By Janina C. Lim, Reporter
CORAL World Park (CWP) Undersea Resorts, Inc. is still pursuing its $250-million leisure and tourism project in Coron, Palawan.
“The new timeline now is 2021,” CWP Chairman and Chief Executive Officer Paul Monozca told BusinessWorld, referring to the completion of the project’s first three phases.
The 400-hectare leisure and tourism project has been delayed for at least two years now, but CWP expects at least half of the development of the land area to be completed within three years.
The first three phases involve the construction of a luxury resort, a budget resort and a 100-hectare theme park. Out of the P6-billion budget, P4 billion will be allocated for the theme park development and the rest for the two resorts.
CWP is entering into joint ventures for the development of the project. In the new few months, the company is set to announce the developers that will handle the construction of the theme park.
“I think that if we start with the one, tuloy-tuloy na. We might name one, or two or even three… If we execute the deal with the developer, they will handle everything. They’re very well connected,” Mr. Monozca said, hinting it will be “one of the leading” developers.
A privately held company with majority Filipino ownership, CWP owns two global theme park licenses which are part of the top 10 theme parks worldwide. It also owns two leading scientific hubs and a basketball theme park. The company is the official partner of Asia’s leading marina club and has relationships with six other hotel and resort brands.
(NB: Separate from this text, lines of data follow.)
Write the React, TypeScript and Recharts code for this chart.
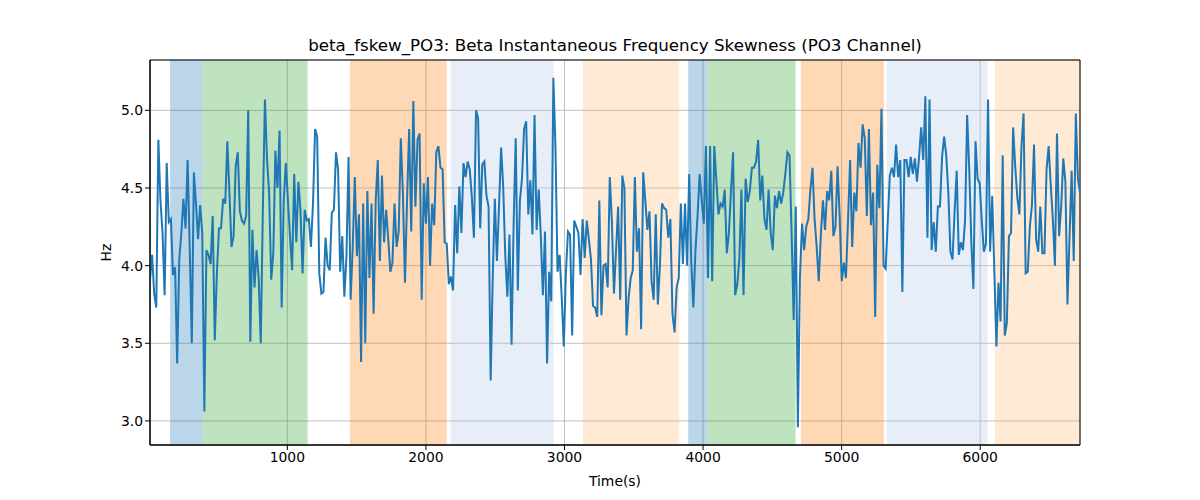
import React from 'react';
import { LineChart, Line, XAxis, YAxis, CartesianGrid, ReferenceArea } from 'recharts';

const seg1 = [3.91,4.07,3.82,3.73,4.81,4.42,4.21,3.81,4.66,4.28,4.30,3.94,3.99,3.37,4.04,4.21,4.43,4.24,4.68,4.12,3.50,4.60,4.40,4.17,4.39,4.21,3.06,4.10,4.07,4.01,4.32,3.52,3.95,4.24,4.24,4.43,4.40,4.80,4.47,4.12,4.19,4.64,4.73,4.35,4.29,4.27,4.32,5.00,3.51,4.23,3.86,4.10,3.92,3.50,4.36,5.07,4.68];
const seg2 = [4.47,3.91,4.08,4.74,4.50,4.87,3.73,4.42,4.66,4.42,4.19,3.97,4.59,4.15,4.54,4.36,3.95,4.36,4.29,4.30,4.12,4.40,4.88,4.83,3.95,3.82,3.83,4.18,4.00,3.97,4.34,4.36,4.73,4.62,3.96,4.19,3.80,4.06,4.70,3.78,4.12,4.57,4.06,4.33,3.38,4.40,3.50,4.48,3.92,4.40,3.69,4.42,4.68,4.03,4.58];
const seg3 = [4.15,4.36,4.17,3.96,4.02,4.40,4.12,4.22,4.82,4.47,3.89,4.42,4.88,4.22,5.06,4.38,4.81,4.85,3.78,4.53,4.27,4.57,4.00,4.40,4.26,4.73,4.77,4.63,4.62,4.15,4.14,3.88,3.93,3.84,4.39,4.08,4.51,4.21,4.66,4.57,4.67,4.62,4.44,4.18,5.00,4.95,4.24,4.65,4.67,4.45,4.38,3.26,3.93,4.43,4.03];
const seg4 = [4.38,4.76,4.51,4.06,3.80,4.20,3.49,4.27,4.82,3.84,4.42,4.56,4.88,4.93,4.33,4.55,4.20,4.97,4.23,4.49,4.19,3.81,4.22,3.37,3.96,3.77,5.21,4.77,3.96,4.07,3.80,3.48,3.95,4.22,4.20,3.55,4.29,4.25,4.21,3.94,4.30,4.05,4.29,4.17,4.04,3.74,3.73,3.67,4.42,3.68,4.00,4.01,3.86,4.57,4.29];
const seg5 = [3.82,4.10,4.38,3.78,4.58,4.50,3.55,3.79,3.92,3.97,4.57,4.09,4.24,3.59,4.60,4.42,4.23,4.35,3.90,3.78,4.33,3.75,4.00,4.40,4.37,4.36,4.18,4.30,3.69,3.57,3.86,3.92,4.40,4.01,4.40,4.00,4.59,4.02,3.73,4.10,4.32,4.59,4.42,4.27,4.77,3.92,4.77,3.90,4.77,4.55,4.33,4.40,4.38,4.49,4.08];
const seg6 = [4.21,4.48,4.73,3.81,3.88,4.04,4.49,3.81,4.56,4.41,4.48,4.63,4.63,4.67,4.81,4.42,4.58,4.30,4.23,4.49,4.21,4.10,4.45,4.37,4.48,4.40,4.47,4.59,4.73,4.71,4.21,3.65,4.38,2.96,3.93,4.27,4.10,4.25,4.30,4.49,4.63,4.30,4.12,3.90,4.20,4.42,4.23,4.48,4.42,4.61,4.19,4.25,4.64,4.32,3.90,4.02];
const seg7 = [3.92,4.29,4.68,4.12,4.47,4.35,4.79,4.63,4.91,4.82,4.32,4.88,4.26,4.47,3.67,4.65,4.37,5.01,4.00,3.98,4.28,4.58,4.63,4.57,4.78,4.57,4.68,3.83,4.68,4.68,4.57,4.70,4.59,4.69,4.54,4.70,4.89,4.68,5.09,4.18,5.07,4.10,4.28,4.09,4.38,4.38,4.70,4.83,4.71,4.47,4.09,4.04,4.35,4.61,4.07];
const seg8 = [4.15,4.10,4.29,4.97,4.62,4.15,3.85,4.80,4.56,4.53,4.29,4.09,4.14,5.07,4.09,4.45,3.97,3.48,3.89,3.64,4.71,3.55,3.63,4.19,4.21,4.89,4.64,4.44,4.33,4.77,4.98,3.95,3.96,4.25,4.39,4.78,4.17,4.09,4.38,4.08,4.08,4.62,4.77,4.52,4.30,4.00,4.85,4.19,4.38,4.69,4.54,3.75,4.19,4.61,4.03,4.98,4.56,4.47];

const T_START = 9;
const T_END = 6720;

// shaded epochs (seconds) and their palette slot
const bandStarts = [154, 390, 1452, 2179, 3133, 3893, 4030, 4706, 5325, 6106];
const bandEnds = [390, 1147, 2150, 2922, 3828, 4030, 4668, 5305, 6053, 6720];
const bandKinds = [0, 1, 2, 3, 4, 0, 1, 2, 3, 4];
const bandColors = ['#1f77b4', '#2ca02c', '#ff7f0e', '#aec7e8', '#ffbb78'];

const xTicks = [1000, 2000, 3000, 4000, 5000, 6000];
const yTicks = [3.0, 3.5, 4.0, 4.5, 5.0];

const values = [...seg1, ...seg2, ...seg3, ...seg4, ...seg5, ...seg6, ...seg7, ...seg8];
const step = (T_END - T_START) / (values.length - 1);
const data = values.map((v, i) => ({ t: T_START + i * step, v }));

const font = 'DejaVu Sans, sans-serif';
const tickStyle = { fontSize: 13.9, fill: '#000', fontFamily: font };

export default function App() {
  return (
    <div style={{ position: 'absolute', left: 0, top: 0, width: 1200, height: 500, background: '#fff', fontFamily: font }}>
      <div style={{ position: 'absolute', left: 150, width: 930, top: 35, textAlign: 'center', fontSize: 16.7, color: '#000' }}>
        beta_fskew_PO3: Beta Instantaneous Frequency Skewness (PO3 Channel)
      </div>
      <LineChart width={1200} height={500} data={data} margin={{ top: 60, right: 120, bottom: 25, left: 100 }}>
        <CartesianGrid stroke="#b0b0b0" strokeWidth={0.8} />
        {bandStarts.map((s, i) => (
          <ReferenceArea key={i} x1={s} x2={bandEnds[i]} y1={2.845} y2={5.324} fill={bandColors[bandKinds[i]]} fillOpacity={0.3} stroke="none" ifOverflow="hidden" />
        ))}
        <XAxis
          dataKey="t"
          type="number"
          domain={[T_START, T_END]}
          ticks={xTicks}
          allowDataOverflow
          height={30}
          tick={tickStyle}
          tickSize={5}
          axisLine={{ stroke: '#000' }}
          tickLine={{ stroke: '#000' }}
          label={{ value: 'Time(s)', position: 'insideBottom', offset: -11, style: tickStyle }}
        />
        <YAxis
          type="number"
          domain={[2.845, 5.324]}
          ticks={yTicks}
          allowDataOverflow
          width={50}
          tick={tickStyle}
          tickSize={5}
          tickFormatter={(v: number) => v.toFixed(1)}
          axisLine={{ stroke: '#000' }}
          tickLine={{ stroke: '#000' }}
          label={{ value: 'Hz', angle: -90, position: 'insideLeft', offset: 0, dx: 6, style: { ...tickStyle, textAnchor: 'middle' } }}
        />
        <ReferenceArea x1={T_START} x2={T_END} y1={2.845} y2={5.324} fill="none" stroke="#000" strokeWidth={1} />
        <Line type="linear" dataKey="v" stroke="#1f77b4" strokeWidth={2} dot={false} isAnimationActive={false} />
      </LineChart>
    </div>
  );
}
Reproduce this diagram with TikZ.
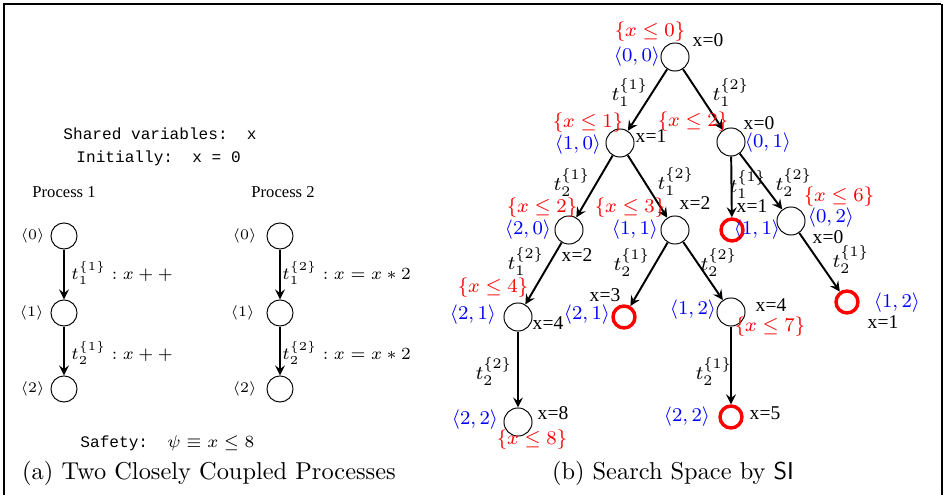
\documentclass[tikz,border=0pt]{standalone}
\usepackage{fontspec}
\newfontfamily\timesfont{Liberation Serif}
\newfontfamily\courfont{Liberation Mono}
\begin{document}
\begin{tikzpicture}[x=0.41pt,y=-0.41pt,
    arrow/.style = {thick,-stealth},
    st/.style = {circle,draw,thin,minimum size=11.5pt,inner sep=0pt},
    bad/.style = {circle,draw=red,line width=1.4pt,minimum size=9pt,inner sep=0pt},
    pst/.style = {circle,draw,thin,minimum size=10.7pt,inner sep=0pt},
    cons/.style = {text=red,font=\footnotesize,inner sep=0pt},
    loc/.style = {text=blue,font=\footnotesize,inner sep=0pt},
    xval/.style = {font=\timesfont\fontsize{8}{9}\selectfont,inner sep=0pt},
    tl/.style = {font=\footnotesize,inner sep=0pt},
    ptl/.style = {font=\scriptsize,inner sep=0pt,anchor=west},
    ploc/.style = {font=\fontsize{6.5}{7}\selectfont,inner sep=0pt,anchor=east},
    mono/.style = {font=\courfont\fontsize{6.6}{8}\selectfont,inner sep=0pt,anchor=west}]
    \useasboundingbox (0,0) rectangle (944,495);
    % frame
    \draw[line width=1.2pt] (4,495) -- (4,4) -- (941,4);
    \draw[line width=0.7pt] (942,4) -- (942,495);

    % (a) the two processes
    \node[mono] (shared) at (63,134) {Shared~variables:~~x};
    \node[mono] (init) at (76,158) {Initially:~~x~=~0};
    \node[xval,anchor=west,font=\timesfont\fontsize{6.8}{8}\selectfont] (proc1) at (32,192) {Process 1};
    \node[xval,anchor=west,font=\timesfont\fontsize{6.8}{8}\selectfont] (proc2) at (251,192) {Process 2};

    \node[pst] (p1s0) at (64,236) {};
    \node[pst] (p1s1) at (64,313) {};
    \node[pst] (p1s2) at (64,389) {};
    \node[pst] (p2s0) at (280,236) {};
    \node[pst] (p2s1) at (280,313) {};
    \node[pst] (p2s2) at (280,389) {};
    \node[ploc] (p1l0) at (45,236) {$\langle 0\rangle$};
    \node[ploc] (p1l1) at (44,313) {$\langle 1\rangle$};
    \node[ploc] (p1l2) at (45,389) {$\langle 2\rangle$};
    \node[ploc] (p2l0) at (257,236) {$\langle 0\rangle$};
    \node[ploc] (p2l1) at (255,313) {$\langle 1\rangle$};
    \node[ploc] (p2l2) at (257,389) {$\langle 2\rangle$};
    \draw[arrow] (p1s0) -- (p1s1);
    \draw[arrow] (p1s1) -- (p1s2);
    \draw[arrow] (p2s0) -- (p2s1);
    \draw[arrow] (p2s1) -- (p2s2);
    \node[ptl] (p1t1) at (71,273) {$t_1^{\{1\}}: x++$};
    \node[ptl] (p1t2) at (71,353) {$t_2^{\{1\}}: x++$};
    \node[ptl] (p2t1) at (282,273) {$t_1^{\{2\}}: x=x*2$};
    \node[ptl] (p2t2) at (282,353) {$t_2^{\{2\}}: x=x*2$};

    \node[mono] (safety) at (80,443) {Safety:~~\fontsize{6.6}{8}\selectfont$\psi\equiv x\leq 8$};
    \node (capa) at (209,473) {(a) Two Closely Coupled Processes};

    % (b) search space
    \node[st] (r) at (675,57) {};
    \node[st] (a) at (620,143) {};
    \node[st] (b) at (731,142) {};
    \node[st] (c) at (569,230) {};
    \node[st] (d) at (675,230) {};
    \node[bad] (e) at (732,230) {};
    \node[st] (f) at (791,221) {};
    \node[bad] (g) at (847,302) {};
    \node[st] (h) at (518,317) {};
    \node[bad] (i) at (624,317) {};
    \node[st] (j) at (731,312) {};
    \node[st] (k) at (518,422) {};
    \node[bad] (l) at (731,417) {};

    \draw[arrow] (r) -- (a);
    \draw[arrow] (r) -- (b);
    \draw[arrow] (a) -- (c);
    \draw[arrow] (a) -- (d);
    \draw[arrow] (b) -- (e);
    \draw[arrow] (b) -- (f);
    \draw[arrow] (f) -- (g);
    \draw[arrow] (c) -- (h);
    \draw[arrow] (d) -- (i);
    \draw[arrow] (d) -- (j);
    \draw[arrow] (h) -- (k);
    \draw[arrow] (j) -- (l);

    % transition labels
    \node[tl] (tra) at (630,93) {$t_1^{\{1\}}$};
    \node[tl] (trb) at (731,93) {$t_1^{\{2\}}$};
    \node[tl] (tac) at (572,183) {$t_2^{\{1\}}$};
    \node[tl] (tad) at (676,182) {$t_1^{\{2\}}$};
    \node[tl] (tbe) at (748,185) {$t_1^{\{1\}}$};
    \node[tl] (tbf) at (794,183) {$t_2^{\{2\}}$};
    \node[tl] (tfg) at (851,260) {$t_2^{\{1\}}$};
    \node[tl] (tch) at (526,262) {$t_1^{\{2\}}$};
    \node[tl] (tdi) at (632,263) {$t_2^{\{1\}}$};
    \node[tl] (tdj) at (719,263) {$t_2^{\{2\}}$};
    \node[tl] (thk) at (494,372) {$t_2^{\{2\}}$};
    \node[tl] (tjl) at (714,372) {$t_2^{\{1\}}$};

    % locations
    \node[loc] (lr) at (637,57) {$\langle 0,0\rangle$};
    \node[loc] (la) at (578,145) {$\langle 1,0\rangle$};
    \node[loc] (lb) at (768,143) {$\langle 0,1\rangle$};
    \node[loc] (lc) at (528,230) {$\langle 2,0\rangle$};
    \node[loc] (ld) at (635,230) {$\langle 1,1\rangle$};
    \node[loc] (le) at (757,230) {$\langle 1,1\rangle$};
    \node[loc] (lf) at (831,218) {$\langle 0,2\rangle$};
    \node[loc] (lg) at (897,303) {$\langle 1,2\rangle$};
    \node[loc] (lh) at (473,315) {$\langle 2,1\rangle$};
    \node[loc] (li) at (587,315) {$\langle 2,1\rangle$};
    \node[loc] (lj) at (693,310) {$\langle 1,2\rangle$};
    \node[loc] (lk) at (475,420) {$\langle 2,2\rangle$};
    \node[loc] (ll) at (687,417) {$\langle 2,2\rangle$};

    % constraints
    \node[cons] (cr) at (650,32) {$\{x\leq 0\}$};
    \node[cons] (ca) at (588,123) {$\{x\leq 1\}$};
    \node[cons] (cb) at (693,122) {$\{x\leq 2\}$};
    \node[cons] (cc) at (542,208) {$\{x\leq 2\}$};
    \node[cons] (cd) at (630,208) {$\{x\leq 3\}$};
    \node[cons] (cf) at (839,197) {$\{x\leq 6\}$};
    \node[cons] (ch) at (493,288) {$\{x\leq 4\}$};
    \node[cons] (cj) at (770,327) {$\{x\leq 7\}$};
    \node[cons] (ck) at (532,440) {$\{x\leq 8\}$};

    % values of x
    \node[xval] (xr) at (708,40) {x=0};
    \node[xval] (xa) at (651,136) {x=1};
    \node[xval] (xb) at (759,123) {x=0};
    \node[xval] (xc) at (577,255) {x=2};
    \node[xval] (xd) at (695,203) {x=2};
    \node[xval] (xe) at (752,206) {x=1};
    \node[xval] (xf) at (828,237) {x=0};
    \node[xval] (xg) at (883,322) {x=1};
    \node[xval] (xh) at (548,323) {x=4};
    \node[xval] (xi) at (605,295) {x=3};
    \node[xval] (xj) at (771,305) {x=4};
    \node[xval] (xk) at (553,413) {x=8};
    \node[xval] (xl) at (765,413) {x=5};

    \node (capb) at (673,473) {(b) Search Space by \textsf{SI}};
\end{tikzpicture}
\end{document}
For the Palawan project, CWP said eight international family entertainment and luxury-branded resorts and spas will be introduced.
“The good news is we’re joining the international league of global family entertainment brands… Coral World is the first international branded consortium coming into the country,” Mr. Monozca said.
To recall, Viacom International Media Networks discontinued its intellectual property licensing agreement for the Nickelodeon-branded attraction and resort, after the project was opposed by the local community and environmental groups.
Mr. Monozca said the company never changed its plans, noting delays were caused by infrastructure issues and securing government permits.
He clarified that the development is on land, contrary to reports that it will have an underwater theme park. Mr. Monozca said there will be a few two-storey floatation tanks that will have an underwater restaurant in a glass-enclosed space.
“We have an undersea theme to our development but our property is on land,” Mr. Monozca, said, adding the accusations that they will destroy 400 hectares of corals was “silly.”
“They were also telling us they were cutting trees. Were the trees there? It’s kalbo (bald)… It’s a former mining site, chromite. We’re rehabilitating a former mining site,” he said.
The CWP official said its plans were never withdrawn despite attacks from environmental groups such as Greenpeace, but were only hampered by infrastructure issues and delays in obtaining government permits.
Mr. Monozca also clarified the location for the theme park will be in Coron area near the mainland, not the Coron islands where the Tagbanua tribe resides. He declined to give the exact location.
He noted the company’s project has received support from government agencies and local government units.
“They want to be assured that the people of Coron will be employed. They want to be assured that the small businesses will not be removed, I said that’s silly, because we need these operators, we need bancas. Why would we go up against the people,” he added.
CWP is looking at installing “top-class” waste management solutions such as a waste-to-energy system proposed by a European company. Mr. Monozca said he wants whole theme park and resort to use renewables as its energy source.
Although the CWP board members viewed the Philippines as a “risky” investment destination due to the past failures especially on infrastructure development, Mr. Monozca said he wanted to do something in Palawan.
“Palawan has always been number one. The first time I went there, I said that was it,” he said. “This place has to be done the right way because population growth is very very high and if we don’t implement a good masterplan here, it is going to end up like Boracay.”